Only the lines from the start of the data to the line containing "const seriesNames = ['All', 'Growth', 'Value'];", both included, should be output, exactly and without pictures.
BEGIN
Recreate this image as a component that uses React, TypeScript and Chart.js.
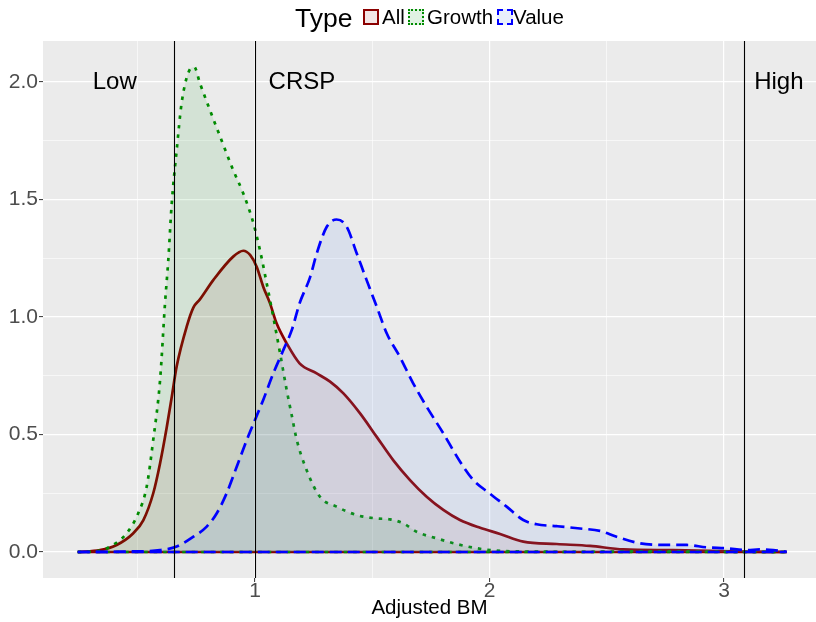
import React, { useEffect, useRef } from 'react';
import { Chart, registerables } from 'chart.js';

Chart.register(...registerables);

// ---- data ----
const seriesNames = ['All', 'Growth', 'Value'];

const allX = [0.244, 0.339, 0.41, 0.481, 0.524, 0.566, 0.595, 0.624, 0.645, 0.666, 0.709, 0.737, 0.765, 0.822, 0.907, 0.95, 0.979, 1.007, 1.035, 1.064, 1.092, 1.135, 1.19, 1.263, 1.32, 1.377, 1.448, 1.519, 1.59, 1.661, 1.732, 1.803, 1.874, 1.96, 2.045, 2.144, 2.287, 2.429, 2.571, 2.784, 3.068, 3.267];
const allY = [0, 0.008, 0.03, 0.08, 0.136, 0.25, 0.377, 0.533, 0.66, 0.79, 0.96, 1.04, 1.075, 1.157, 1.257, 1.282, 1.264, 1.214, 1.129, 1.058, 0.973, 0.888, 0.803, 0.76, 0.725, 0.675, 0.59, 0.49, 0.39, 0.306, 0.235, 0.179, 0.136, 0.103, 0.077, 0.044, 0.034, 0.026, 0.011, 0.008, 0.002, 0];

const growthX = [0.244, 0.34, 0.382, 0.453, 0.502, 0.538, 0.566, 0.595, 0.616, 0.63, 0.645, 0.666, 0.687, 0.716, 0.741, 0.765, 0.808, 0.858, 0.907, 0.95, 0.993, 1.021, 1.05, 1.078, 1.107, 1.135, 1.157, 1.178, 1.22, 1.277, 1.348, 1.434, 1.519, 1.576, 1.632, 1.689, 1.775, 1.86, 1.945, 2.03, 2.15, 2.4, 2.7, 3.0, 3.267];
const growthY = [0, 0.006, 0.023, 0.08, 0.165, 0.278, 0.477, 0.73, 1.055, 1.24, 1.485, 1.71, 1.91, 2.04, 2.064, 1.995, 1.88, 1.75, 1.625, 1.526, 1.4, 1.285, 1.143, 1.0, 0.845, 0.69, 0.58, 0.477, 0.349, 0.235, 0.193, 0.157, 0.143, 0.139, 0.122, 0.086, 0.058, 0.034, 0.016, 0.006, 0.002, 0.001, 0.003, 0.001, 0];

const valueX = [0.244, 0.45, 0.595, 0.666, 0.737, 0.794, 0.837, 0.879, 0.922, 0.965, 1.0, 1.035, 1.078, 1.121, 1.157, 1.19, 1.235, 1.263, 1.306, 1.348, 1.391, 1.434, 1.476, 1.519, 1.562, 1.618, 1.675, 1.732, 1.803, 1.874, 1.931, 2.0, 2.073, 2.144, 2.201, 2.287, 2.386, 2.471, 2.542, 2.642, 2.741, 2.841, 2.926, 3.011, 3.097, 3.154, 3.21, 3.267];
const valueY = [0, 0.002, 0.008, 0.023, 0.065, 0.108, 0.165, 0.25, 0.363, 0.477, 0.562, 0.647, 0.76, 0.86, 0.945, 1.058, 1.17, 1.27, 1.384, 1.415, 1.384, 1.27, 1.157, 1.044, 0.93, 0.83, 0.717, 0.618, 0.505, 0.385, 0.306, 0.25, 0.193, 0.136, 0.118, 0.11, 0.1, 0.09, 0.065, 0.037, 0.03, 0.03, 0.02, 0.016, 0.008, 0.011, 0.008, 0.001];

const xTicks = [0.5, 1, 1.5, 2, 2.5, 3];
const xTickLabels = ['', '1', '', '2', '', '3'];
const yTicks = [0, 0.25, 0.5, 0.75, 1, 1.25, 1.5, 1.75, 2];
const yTickLabels = ['0.0', '', '0.5', '', '1.0', '', '1.5', '', '2.0'];

const cutLines = [0.655, 1.0, 3.085];
const regionNames = ['Low', 'CRSP', 'High'];
const regionX = [0.402, 1.2, 3.234];
const regionY = 2.0;

const xTitle = 'Adjusted BM';
const legendTitle = 'Type';

// ---- styles ----
const FONT = '"Liberation Sans", Arial, Helvetica, sans-serif';
const lineColors = ['#8B0000', '#008B00', '#0000FF'];
const fillColors = ['rgba(139,0,0,0.075)', 'rgba(0,150,20,0.1)', 'rgba(100,149,237,0.13)'];
const keyFills = ['rgba(139,0,0,0.1)', 'rgba(0,150,20,0.12)', 'rgba(100,149,237,0.15)'];
const dashes: number[][] = [[], [3.5, 6], [12, 6]];
const LW = 2.7;

const toPts = (xs: number[], ys: number[]) => xs.map((x, i) => ({ x, y: ys[i] }));

const panelBg = {
  id: 'panelBg',
  beforeDraw(chart: any) {
    const { ctx, chartArea: a } = chart;
    ctx.save();
    ctx.fillStyle = '#EBEBEB';
    ctx.fillRect(a.left, a.top, a.right - a.left, a.bottom - a.top);
    ctx.restore();
  },
};

const overlay = {
  id: 'overlay',
  afterDatasetsDraw(chart: any) {
    const { ctx, chartArea: a, scales } = chart;
    const xs = scales.x;
    const ys = scales.y;
    ctx.save();
    ctx.beginPath();
    ctx.rect(a.left, a.top, a.right - a.left, a.bottom - a.top);
    ctx.clip();
    ctx.strokeStyle = '#000000';
    ctx.lineWidth = 1.1;
    cutLines.forEach((v) => {
      const px = Math.round(xs.getPixelForValue(v)) + 0.5;
      ctx.beginPath();
      ctx.moveTo(px, a.top);
      ctx.lineTo(px, a.bottom);
      ctx.stroke();
    });
    ctx.fillStyle = '#000000';
    ctx.font = `24px ${FONT}`;
    ctx.textAlign = 'center';
    ctx.textBaseline = 'middle';
    regionNames.forEach((t, i) => {
      ctx.fillText(t, xs.getPixelForValue(regionX[i]), ys.getPixelForValue(regionY));
    });
    ctx.restore();
  },
};

export default function App() {
  const ref = useRef<HTMLCanvasElement | null>(null);

  useEffect(() => {
    if (!ref.current) return;
    const curves = [toPts(allX, allY), toPts(growthX, growthY), toPts(valueX, valueY)];
    const ds: any[] = [];
    // Chart.js draws first dataset on top, so list Value first
    [2, 1, 0].forEach((i) => {
      ds.push({
        label: seriesNames[i] + ' base',
        data: [
          { x: curves[i][0].x, y: 0 },
          { x: curves[i][curves[i].length - 1].x, y: 0 },
        ],
        borderColor: lineColors[i],
        borderWidth: LW,
        borderDash: dashes[i],
        pointRadius: 0,
        fill: false,
      });
      ds.push({
        label: seriesNames[i],
        data: curves[i],
        borderColor: lineColors[i],
        backgroundColor: fillColors[i],
        borderWidth: LW,
        borderDash: dashes[i],
        pointRadius: 0,
        cubicInterpolationMode: 'monotone',
        fill: 'origin',
      });
    });

    const chart = new Chart(ref.current, {
      type: 'line',
      data: { datasets: ds },
      plugins: [panelBg, overlay],
      options: {
        animation: false,
        responsive: false,
        devicePixelRatio: 1,
        layout: { padding: { top: 41, left: 0, right: 0, bottom: 0 } },
        plugins: {
          legend: { display: false },
          tooltip: { enabled: false },
        },
        scales: {
          x: {
            type: 'linear',
            min: 0.0959,
            max: 3.3923,
            afterBuildTicks: (s: any) => {
              s.ticks = xTicks.map((v) => ({ value: v }));
            },
            afterFit: (s: any) => {
              s.height = 44;
            },
            ticks: {
              autoSkip: false,
              maxRotation: 0,
              color: '#4D4D4D',
              font: { family: FONT, size: 21 },
              padding: -3,
              callback: (v: any, i: number) => xTickLabels[i],
            },
            grid: {
              color: '#FFFFFF',
              lineWidth: (c: any) => (xTickLabels[c.index] ? 1.2 : 0.6),
              tickColor: (c: any) => (xTickLabels[c.index] ? '#333333' : 'rgba(0,0,0,0)'),
              tickLength: 4,
              tickWidth: 1,
            },
            border: { display: false },
            title: {
              display: true,
              text: xTitle,
              color: '#000000',
              font: { family: FONT, size: 20.5 },
              padding: { top: 0, bottom: 1 },
            },
          },
          y: {
            type: 'linear',
            min: -0.1106,
            max: 2.1745,
            afterBuildTicks: (s: any) => {
              s.ticks = yTicks.map((v) => ({ value: v }));
            },
            afterFit: (s: any) => {
              s.width = 43;
            },
            ticks: {
              autoSkip: false,
              color: '#4D4D4D',
              font: { family: FONT, size: 21 },
              padding: 1,
              callback: (v: any, i: number) => yTickLabels[i],
            },
            grid: {
              color: '#FFFFFF',
              lineWidth: (c: any) => (yTickLabels[c.index] ? 1.2 : 0.6),
              tickColor: (c: any) => (yTickLabels[c.index] ? '#333333' : 'rgba(0,0,0,0)'),
              tickLength: 4,
              tickWidth: 1,
            },
            border: { display: false },
          },
        },
      } as any,
    });
    return () => chart.destroy();
  }, []);

  const legendItems = [
    { left: 363, textLeft: 382, border: 'solid' },
    { left: 408, textLeft: 427, border: 'dotted' },
    { left: 497, textLeft: 513, border: 'dashed' },
  ];

  return (
    <div style={{ position: 'absolute', left: 0, top: 0, width: 816, height: 622, background: '#FFFFFF', fontFamily: FONT }}>
      <canvas ref={ref} width={816} height={622} style={{ position: 'absolute', left: 0, top: 0 }} />
      <span style={{ position: 'absolute', left: 295, top: 0, height: 36, lineHeight: '36px', fontSize: 26.5, color: '#000' }}>{legendTitle}</span>
      {legendItems.map((it, i) => (
        <React.Fragment key={i}>
          <div
            style={{
              position: 'absolute',
              left: it.left,
              top: 9,
              width: 16,
              height: 16,
              boxSizing: 'border-box',
              border: `2.5px ${it.border} ${lineColors[i]}`,
              background: keyFills[i],
            }}
          />
          <span style={{ position: 'absolute', left: it.textLeft, top: 0, height: 34, lineHeight: '34px', fontSize: 20.5, color: '#000' }}>
            {seriesNames[i]}
          </span>
        </React.Fragment>
      ))}
    </div>
  );
}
END
● Answer:
Recreate this image as a component that uses React, TypeScript and Chart.js.
import React, { useEffect, useRef } from 'react';
import { Chart, registerables } from 'chart.js';

Chart.register(...registerables);

// ---- data ----
const seriesNames = ['All', 'Growth', 'Value'];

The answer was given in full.